● What is required: Your task is to transcribe all of the data below exactly, omitting the images.

● Provided data:
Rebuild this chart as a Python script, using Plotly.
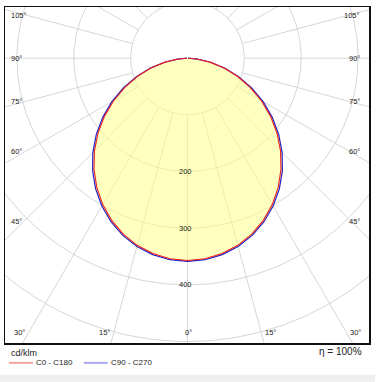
import numpy as np
import plotly.graph_objects as go

# ---------------- data ----------------
gamma = [0, 5, 10, 15, 20, 25, 30, 35, 40, 45, 50, 55, 60, 65, 70, 75, 80, 85, 90]
c0 = [357, 355.3, 350.2, 341.9, 330.3, 315.7, 298.3, 278.2, 255.8, 231.5, 205.5,
      178.2, 150.1, 121.6, 93.4, 65.9, 40.0, 16.9, 1]
c180 = [357, 355.3, 350.2, 341.9, 330.3, 315.7, 298.3, 278.2, 255.8, 231.5, 205.5,
        178.2, 150.1, 121.6, 93.4, 65.9, 40.0, 16.9, 1]
c90 = [358.5, 357, 352, 344, 332.8, 318.5, 301.3, 281.7, 259.6, 235.5, 209.4,
       182, 153.6, 124.5, 95.6, 67.4, 41, 17.5, 1]
c270 = [358.5, 357, 352, 344, 332.8, 318.5, 301.3, 281.7, 259.6, 235.5, 209.4,
        182, 153.6, 124.5, 95.6, 67.4, 41, 17.5, 1]

ring_values = [100, 200, 300, 400, 500, 600]
ring_label_values = [200, 300, 400]
radial_angles = list(range(0, 360, 15))
side_label_angles = [45, 60, 75, 90, 105]
bottom_label_angles = [0, 15, 30]
series_names = ["C0 - C180", "C90 - C270"]
unit_label = "cd/klm"
eta_label = "η = 100%"

# ---------------- geometry ----------------
W, H = 376, 382
ML, MR, MT, MB = 5, 6, 5, 39
scale = 0.57  # px per cd/klm
cx_px, cy_px = 188, 56.5
x_range = [-(cx_px - ML) / scale, (W - MR - cx_px) / scale]
y_range = [-((H - MB) - cy_px) / scale, (cy_px - MT) / scale]

FONT = "Arial, Liberation Sans, sans-serif"
GRID = "#d6d6d6"
TXT = "#222"


def polar_xy(r, ang_deg):
    a = np.radians(np.asarray(ang_deg, dtype=float))
    r = np.asarray(r, dtype=float)
    return r * np.sin(a), -r * np.cos(a)


def px_x(px):
    return (px - ML) / (W - ML - MR)


def px_y(py):
    return ((H - MB) - py) / (H - MT - MB)


fig = go.Figure()

# rings
t = np.linspace(0, 360, 361)
for rv in ring_values:
    x, y = polar_xy(np.full_like(t, rv), t)
    fig.add_trace(go.Scatter(x=x, y=y, mode="lines", line=dict(color=GRID, width=1),
                             hoverinfo="skip", showlegend=False))

# radial lines (from first ring outward)
for a in radial_angles:
    x, y = polar_xy([ring_values[0], 2000], [a, a])
    fig.add_trace(go.Scatter(x=x, y=y, mode="lines", line=dict(color=GRID, width=1),
                             hoverinfo="skip", showlegend=False))


def full_curve(right, left):
    ang = [-g for g in gamma[::-1]] + gamma[1:]
    rr = list(left[::-1]) + list(right[1:])
    return polar_xy(rr, ang)


xr, yr = full_curve(c0, c180)
xb, yb = full_curve(c90, c270)

# fill
fig.add_trace(go.Scatter(x=xb, y=yb, mode="lines", fill="toself",
                         fillcolor="rgba(255,255,140,0.55)", line=dict(width=0),
                         hoverinfo="skip", showlegend=False))
# curves
fig.add_trace(go.Scatter(x=xb, y=yb, mode="lines", line=dict(color="#2020c8", width=1.2),
                         name=series_names[1], hoverinfo="skip", showlegend=False))
fig.add_trace(go.Scatter(x=xr, y=yr, mode="lines", line=dict(color="#f02020", width=1.1),
                         name=series_names[0], hoverinfo="skip", showlegend=False))

ann = []
# ring labels
for v in ring_label_values:
    ann.append(dict(x=0, y=-v, text=str(v), showarrow=False, xshift=-2,
                    font=dict(family=FONT, size=7.5, color=TXT)))

# side angle labels
xl_data = (cx_px - 15.5) / scale
for a in side_label_angles:
    ar = np.radians(a)
    yv = -xl_data * np.cos(ar) / np.sin(ar)
    ys = 11 * np.cos(ar)
    ann.append(dict(x=px_x(9), xref="paper", y=yv, yshift=ys, text=f"{a}°", xanchor="left",
                    yanchor="middle", showarrow=False, font=dict(family=FONT, size=7.5, color=TXT)))
    ann.append(dict(x=px_x(363), xref="paper", y=yv, yshift=ys, text=f"{a}°", xanchor="right",
                    yanchor="middle", showarrow=False, font=dict(family=FONT, size=7.5, color=TXT)))

# bottom angle labels
yb_data = (cy_px - 332) / scale
for a in bottom_label_angles:
    xv = -yb_data * np.tan(np.radians(a))
    if a == 0:
        ann.append(dict(x=0, y=yb_data, text=f"{a}°", showarrow=False, xshift=1,
                        yanchor="middle", font=dict(family=FONT, size=7.5, color=TXT)))
    else:
        for s in (-1, 1):
            ann.append(dict(x=s * xv, y=yb_data, text=f"{a}°", showarrow=False,
                            yanchor="middle", xshift=s * 9,
                            font=dict(family=FONT, size=7.5, color=TXT)))

# bottom texts
ann.append(dict(x=px_x(9), y=px_y(353), xref="paper", yref="paper", text=unit_label,
                xanchor="left", yanchor="middle", showarrow=False,
                font=dict(family=FONT, size=9, color=TXT)))
ann.append(dict(x=px_x(34), y=px_y(363), xref="paper", yref="paper", text=series_names[0],
                xanchor="left", yanchor="middle", showarrow=False,
                font=dict(family=FONT, size=8, color=TXT)))
ann.append(dict(x=px_x(109), y=px_y(363), xref="paper", yref="paper", text=series_names[1],
                xanchor="left", yanchor="middle", showarrow=False,
                font=dict(family=FONT, size=8, color=TXT)))
ann.append(dict(x=px_x(365), y=px_y(352), xref="paper", yref="paper", text=eta_label,
                xanchor="right", yanchor="middle", showarrow=False,
                font=dict(family=FONT, size=10, color=TXT)))

shapes = [
    dict(type="line", xref="paper", yref="paper", x0=px_x(9), x1=px_x(33), y0=px_y(363), y1=px_y(363),
         line=dict(color="#f4a4a4", width=2)),
    dict(type="line", xref="paper", yref="paper", x0=px_x(84), x1=px_x(108), y0=px_y(363), y1=px_y(363),
         line=dict(color="#aaaaf2", width=2)),
    dict(type="rect", xref="paper", yref="paper", x0=px_x(0), x1=px_x(W), y0=px_y(375), y1=px_y(H),
         fillcolor="#efefef", line=dict(width=0), layer="below"),
]

fig.update_layout(
    width=W, height=H,
    margin=dict(l=ML, r=MR, t=MT, b=MB, pad=0),
    paper_bgcolor="white", plot_bgcolor="white",
    xaxis=dict(range=x_range, showgrid=False, zeroline=False, showticklabels=False, ticks="",
               showline=True, mirror=True, linecolor="#111", linewidth=1.5, fixedrange=True),
    yaxis=dict(range=y_range, showgrid=False, zeroline=False, showticklabels=False, ticks="",
               showline=True, mirror=True, linecolor="#111", linewidth=1.5, fixedrange=True),
    annotations=ann, shapes=shapes, showlegend=False,
)

fig.write_html("out.html", config={"displayModeBar": False, "staticPlot": True},
               post_script="document.body.style.margin='0';document.body.style.overflow='hidden';")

● Task solution:
Rebuild this chart as a Python script, using Plotly.
import numpy as np
import plotly.graph_objects as go

# ---------------- data ----------------
gamma = [0, 5, 10, 15, 20, 25, 30, 35, 40, 45, 50, 55, 60, 65, 70, 75, 80, 85, 90]
c0 = [357, 355.3, 350.2, 341.9, 330.3, 315.7, 298.3, 278.2, 255.8, 231.5, 205.5,
      178.2, 150.1, 121.6, 93.4, 65.9, 40.0, 16.9, 1]
c180 = [357, 355.3, 350.2, 341.9, 330.3, 315.7, 298.3, 278.2, 255.8, 231.5, 205.5,
        178.2, 150.1, 121.6, 93.4, 65.9, 40.0, 16.9, 1]
c90 = [358.5, 357, 352, 344, 332.8, 318.5, 301.3, 281.7, 259.6, 235.5, 209.4,
       182, 153.6, 124.5, 95.6, 67.4, 41, 17.5, 1]
c270 = [358.5, 357, 352, 344, 332.8, 318.5, 301.3, 281.7, 259.6, 235.5, 209.4,
        182, 153.6, 124.5, 95.6, 67.4, 41, 17.5, 1]

ring_values = [100, 200, 300, 400, 500, 600]
ring_label_values = [200, 300, 400]
radial_angles = list(range(0, 360, 15))
side_label_angles = [45, 60, 75, 90, 105]
bottom_label_angles = [0, 15, 30]
series_names = ["C0 - C180", "C90 - C270"]
unit_label = "cd/klm"
eta_label = "η = 100%"

# ---------------- geometry ----------------
W, H = 376, 382
ML, MR, MT, MB = 5, 6, 5, 39
scale = 0.57  # px per cd/klm
cx_px, cy_px = 188, 56.5
x_range = [-(cx_px - ML) / scale, (W - MR - cx_px) / scale]
y_range = [-((H - MB) - cy_px) / scale, (cy_px - MT) / scale]

FONT = "Arial, Liberation Sans, sans-serif"
GRID = "#d6d6d6"
TXT = "#222"


def polar_xy(r, ang_deg):
    a = np.radians(np.asarray(ang_deg, dtype=float))
    r = np.asarray(r, dtype=float)
    return r * np.sin(a), -r * np.cos(a)


def px_x(px):
    return (px - ML) / (W - ML - MR)


def px_y(py):
    return ((H - MB) - py) / (H - MT - MB)


fig = go.Figure()

# rings
t = np.linspace(0, 360, 361)
for rv in ring_values:
    x, y = polar_xy(np.full_like(t, rv), t)
    fig.add_trace(go.Scatter(x=x, y=y, mode="lines", line=dict(color=GRID, width=1),
                             hoverinfo="skip", showlegend=False))

# radial lines (from first ring outward)
for a in radial_angles:
    x, y = polar_xy([ring_values[0], 2000], [a, a])
    fig.add_trace(go.Scatter(x=x, y=y, mode="lines", line=dict(color=GRID, width=1),
                             hoverinfo="skip", showlegend=False))


def full_curve(right, left):
    ang = [-g for g in gamma[::-1]] + gamma[1:]
    rr = list(left[::-1]) + list(right[1:])
    return polar_xy(rr, ang)


xr, yr = full_curve(c0, c180)
xb, yb = full_curve(c90, c270)

# fill
fig.add_trace(go.Scatter(x=xb, y=yb, mode="lines", fill="toself",
                         fillcolor="rgba(255,255,140,0.55)", line=dict(width=0),
                         hoverinfo="skip", showlegend=False))
# curves
fig.add_trace(go.Scatter(x=xb, y=yb, mode="lines", line=dict(color="#2020c8", width=1.2),
                         name=series_names[1], hoverinfo="skip", showlegend=False))
fig.add_trace(go.Scatter(x=xr, y=yr, mode="lines", line=dict(color="#f02020", width=1.1),
                         name=series_names[0], hoverinfo="skip", showlegend=False))

ann = []
# ring labels
for v in ring_label_values:
    ann.append(dict(x=0, y=-v, text=str(v), showarrow=False, xshift=-2,
                    font=dict(family=FONT, size=7.5, color=TXT)))

# side angle labels
xl_data = (cx_px - 15.5) / scale
for a in side_label_angles:
    ar = np.radians(a)
    yv = -xl_data * np.cos(ar) / np.sin(ar)
    ys = 11 * np.cos(ar)
    ann.append(dict(x=px_x(9), xref="paper", y=yv, yshift=ys, text=f"{a}°", xanchor="left",
                    yanchor="middle", showarrow=False, font=dict(family=FONT, size=7.5, color=TXT)))
    ann.append(dict(x=px_x(363), xref="paper", y=yv, yshift=ys, text=f"{a}°", xanchor="right",
                    yanchor="middle", showarrow=False, font=dict(family=FONT, size=7.5, color=TXT)))

# bottom angle labels
yb_data = (cy_px - 332) / scale
for a in bottom_label_angles:
    xv = -yb_data * np.tan(np.radians(a))
    if a == 0:
        ann.append(dict(x=0, y=yb_data, text=f"{a}°", showarrow=False, xshift=1,
                        yanchor="middle", font=dict(family=FONT, size=7.5, color=TXT)))
    else:
        for s in (-1, 1):
            ann.append(dict(x=s * xv, y=yb_data, text=f"{a}°", showarrow=False,
                            yanchor="middle", xshift=s * 9,
                            font=dict(family=FONT, size=7.5, color=TXT)))

# bottom texts
ann.append(dict(x=px_x(9), y=px_y(353), xref="paper", yref="paper", text=unit_label,
                xanchor="left", yanchor="middle", showarrow=False,
                font=dict(family=FONT, size=9, color=TXT)))
ann.append(dict(x=px_x(34), y=px_y(363), xref="paper", yref="paper", text=series_names[0],
                xanchor="left", yanchor="middle", showarrow=False,
                font=dict(family=FONT, size=8, color=TXT)))
ann.append(dict(x=px_x(109), y=px_y(363), xref="paper", yref="paper", text=series_names[1],
                xanchor="left", yanchor="middle", showarrow=False,
                font=dict(family=FONT, size=8, color=TXT)))
ann.append(dict(x=px_x(365), y=px_y(352), xref="paper", yref="paper", text=eta_label,
                xanchor="right", yanchor="middle", showarrow=False,
                font=dict(family=FONT, size=10, color=TXT)))

shapes = [
    dict(type="line", xref="paper", yref="paper", x0=px_x(9), x1=px_x(33), y0=px_y(363), y1=px_y(363),
         line=dict(color="#f4a4a4", width=2)),
    dict(type="line", xref="paper", yref="paper", x0=px_x(84), x1=px_x(108), y0=px_y(363), y1=px_y(363),
         line=dict(color="#aaaaf2", width=2)),
    dict(type="rect", xref="paper", yref="paper", x0=px_x(0), x1=px_x(W), y0=px_y(375), y1=px_y(H),
         fillcolor="#efefef", line=dict(width=0), layer="below"),
]

fig.update_layout(
    width=W, height=H,
    margin=dict(l=ML, r=MR, t=MT, b=MB, pad=0),
    paper_bgcolor="white", plot_bgcolor="white",
    xaxis=dict(range=x_range, showgrid=False, zeroline=False, showticklabels=False, ticks="",
               showline=True, mirror=True, linecolor="#111", linewidth=1.5, fixedrange=True),
    yaxis=dict(range=y_range, showgrid=False, zeroline=False, showticklabels=False, ticks="",
               showline=True, mirror=True, linecolor="#111", linewidth=1.5, fixedrange=True),
    annotations=ann, shapes=shapes, showlegend=False,
)

fig.write_html("out.html", config={"displayModeBar": False, "staticPlot": True},
               post_script="document.body.style.margin='0';document.body.style.overflow='hidden';")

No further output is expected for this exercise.